S&P Global gets the nod to enter China’s bond rating market
- China’s central bank said that it supports further opening-up of the rating industry and will tighten regulations for credit assessment in China
- No mention of Moody’s Investors Service and Fitch Ratings in PBOC’s announcement
Chinese regulators have allowed S&P Global Ratings’ Beijing-based wholly owned unit to conduct credit rating business on the mainland, according to a statement from the People’s Bank of China.
The credit assessor is now allowed to register for bond rating service in China’s interbank market.
The PBOC did not mention Moody’s Investors Service and Fitch Ratings in its announcement on Monday.
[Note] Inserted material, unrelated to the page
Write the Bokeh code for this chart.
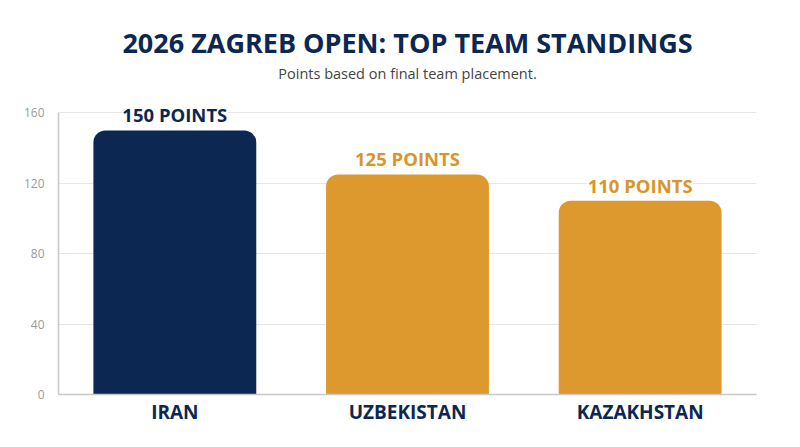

The introduction of international rating firms will meet foreign investors’ demand for various yuan-denominated assets and improve credit rating quality in the domestic market, the central bank said in the statement.
For two decades China had restricted foreign rating agencies to partner with Chinese firms.
The PBOC said that it supports further opening-up of the rating industry and will tighten regulations for credit assessment in China.
“We are honoured to establish the first credit rating agency wholly owned by an international investor in China to serve its domestic bond markets,” said Douglas L Peterson, S&P Global president and CEO. “This announcement reinforces our belief that we are uniquely placed to meet the substantial demand from Chinese issuers and investors for transparent, globally understood and reliable credit ratings, data and research.”
John Berisford, president of S&P Global Ratings, said that this approval was the latest step in an ongoing dialogue with China’s regulators about the future they envisage for their financial markets.